Такое решение отнюдь не устраивало Тюльпа. На его взгляд, исход зависел не столько от характера раны, сколько от конституции раненого. У одних кровь обладала таинственной способностью заживлять самые глубокие разрезы; другие, напротив, погибали от пустяковой царапины, и никто не понимал — почему.

И теперь, в красноватом полумраке почти пустой таверны — посетители разошлись по домам ужинать — Тюльп позволил своим мыслям стать на путь непроверенных догадок и начал раздумывать, приложимо ли к душе то, что можно сказать о теле. Взять, к примеру, несчастного старика Сегерса. Душа его еще в молодости была смертельно ранена — родственники надули его, лишив пустякового наследства, и все, что он делал потом, уже нельзя было назвать поступками нормального человека. Все его поведение — женитьба на грязной потаскухе, чтобы досадить самому себе, куча детей, чтобы сделать свою нищету окончательно безысходной, упорная работа над гравюрами, чтобы хоть чем-то заполнить бесполезные дни, — все его поведение было поведением человека, который бьется в когтях медленной смерти.

Некоторые из его неистовых и замечательных гравюр можно увидеть на улице Ниве Дулен в коллекции художника, наделенного куда большей способностью к самоисцелению и возрождению. Рембрандт ван Рейн — не Сегерс, хотя, несомненно, был похож на него в день похорон своего ребенка. С тех пор прошло всего два с небольшим года, но, встретив художника и его жену во время прогулки по Дамм, где в прошлое воскресенье видел их, например, он, Тюльп, никто никогда не скажет, что они пережили большое горе. Здоровые и жизнерадостные, разодетые в шелка и увешанные сверкающими драгоценностями, распираемые забавными историями и набитые веселыми новостями — вот каковы Рембрандт с женой в эту весну.

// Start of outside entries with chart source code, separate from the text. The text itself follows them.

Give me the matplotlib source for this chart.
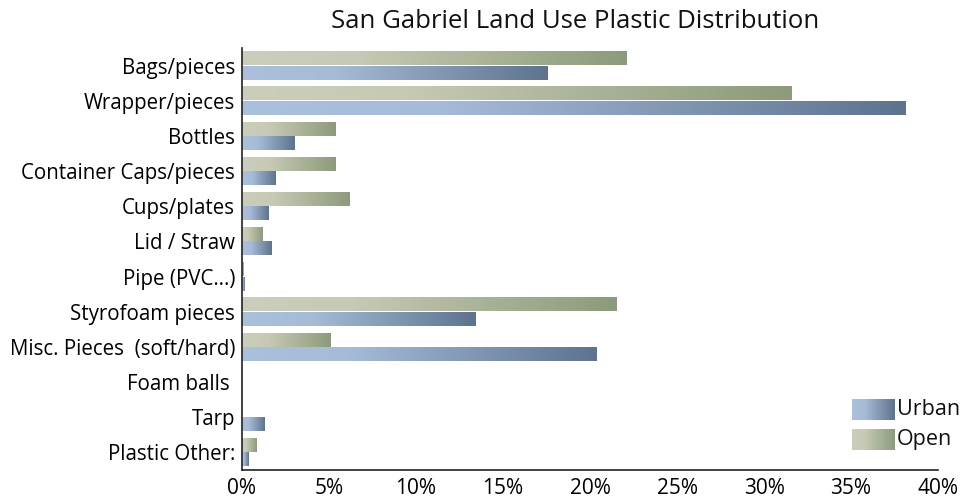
import numpy as np
import matplotlib
matplotlib.use("Agg")
import matplotlib.pyplot as plt
from matplotlib.colors import LinearSegmentedColormap

categories = ["Bags/pieces", "Wrapper/pieces", "Bottles", "Container Caps/pieces",
              "Cups/plates", "Lid / Straw", "Pipe (PVC\u2026)", "Styrofoam pieces",
              "Misc. Pieces  (soft/hard)", "Foam balls ", "Tarp", "Plastic Other:"]
open_vals = [22.1, 31.6, 5.4, 5.4, 6.15, 1.15, 0.1, 21.5, 5.1, 0.0, 0.0, 0.86]
urban_vals = [17.55, 38.15, 3.0, 1.9, 1.5, 1.7, 0.15, 13.4, 20.4, 0.0, 1.27, 0.4]
xticks = [0, 5, 10, 15, 20, 25, 30, 35, 40]
xticklabels = ["0%", "5%", "10%", "15%", "20%", "25%", "30%", "35%", "40%"]

plt.rcParams['font.family'] = ['Open Sans', 'DejaVu Sans']

urban_cmap = LinearSegmentedColormap.from_list(
    "urban", [(0, "#abc0da"), (0.3, "#a6bbd6"), (1.0, "#5e738e")])
open_cmap = LinearSegmentedColormap.from_list(
    "open", [(0, "#cbcebb"), (0.3, "#c6c9b3"), (1.0, "#8c9b7b")])

fig = plt.figure(figsize=(9.65, 5.0), dpi=100)
ax = fig.add_axes([242/965, 1 - 470/500, (938-242)/965, (470-48)/500])

grad = np.linspace(0, 1, 256).reshape(1, -1)
h = 0.39
for i, (o, u) in enumerate(zip(open_vals, urban_vals)):
    if o > 0:
        ax.imshow(grad, cmap=open_cmap, extent=[0, o, i - 0.01, i - 0.01 - h],
                  aspect='auto', interpolation='bilinear', zorder=2)
    if u > 0:
        ax.imshow(grad, cmap=urban_cmap, extent=[0, u, i + 0.01 + h, i + 0.01],
                  aspect='auto', interpolation='bilinear', zorder=2)

ax.set_xlim(0, 40)
ax.set_ylim(len(categories) - 0.5, -0.5)
ax.set_yticks(range(len(categories)))
ax.set_yticklabels(categories, fontsize=14.8)
ax.set_xticks(xticks)
ax.set_xticklabels(xticklabels, fontsize=15)
ax.tick_params(axis='y', length=0, pad=5)
ax.tick_params(axis='x', length=0, pad=6)
for s in ["top", "right"]:
    ax.spines[s].set_visible(False)
for s in ["left", "bottom"]:
    ax.spines[s].set_linewidth(1.2)
    ax.spines[s].set_color("#222222")

fig.text(575/965, 1 - 21/500, "San Gabriel Land Use Plastic Distribution",
         ha="center", va="center", fontsize=18.5, color="#111111")

# legend
for (y0, cmap, label) in [(399, urban_cmap, "Urban"), (429, open_cmap, "Open")]:
    lax = fig.add_axes([852/965, 1 - (y0 + 21)/500, 43/965, 21/500])
    lax.imshow(grad, cmap=cmap, aspect='auto', interpolation='bilinear')
    lax.axis('off')
    fig.text(897/965, 1 - (y0 + 10.5)/500, label, ha="left", va="center",
             fontsize=15.5, color="#111111")

fig.savefig("out.png", dpi=100)
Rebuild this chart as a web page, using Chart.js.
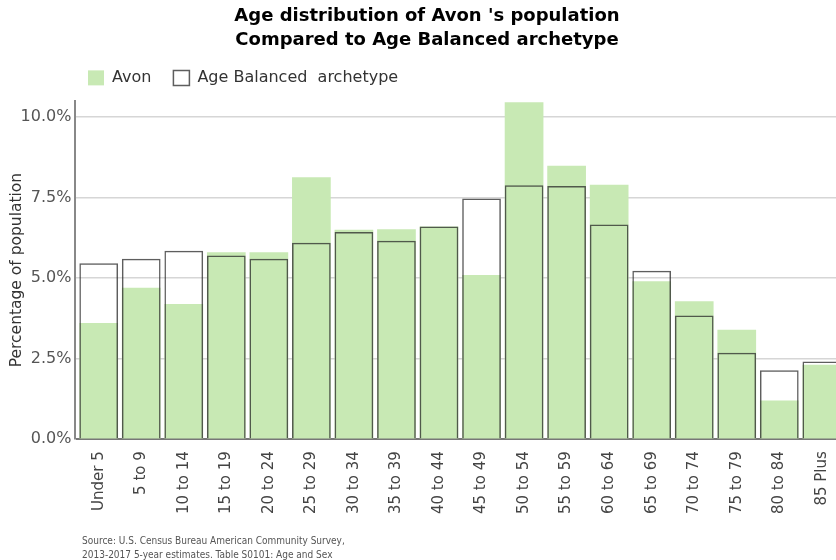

И это не притворство, не маска благополучия, под которой продолжает гноиться рана. Достаточно взглянуть на «Данаю, встречающую золотой дождь», или как там называется сверкающая обнаженная фигура Саскии, простертая на позолоченном ложе с грифоном и Купидоном, чтобы убедиться в полном выздоровлении художника.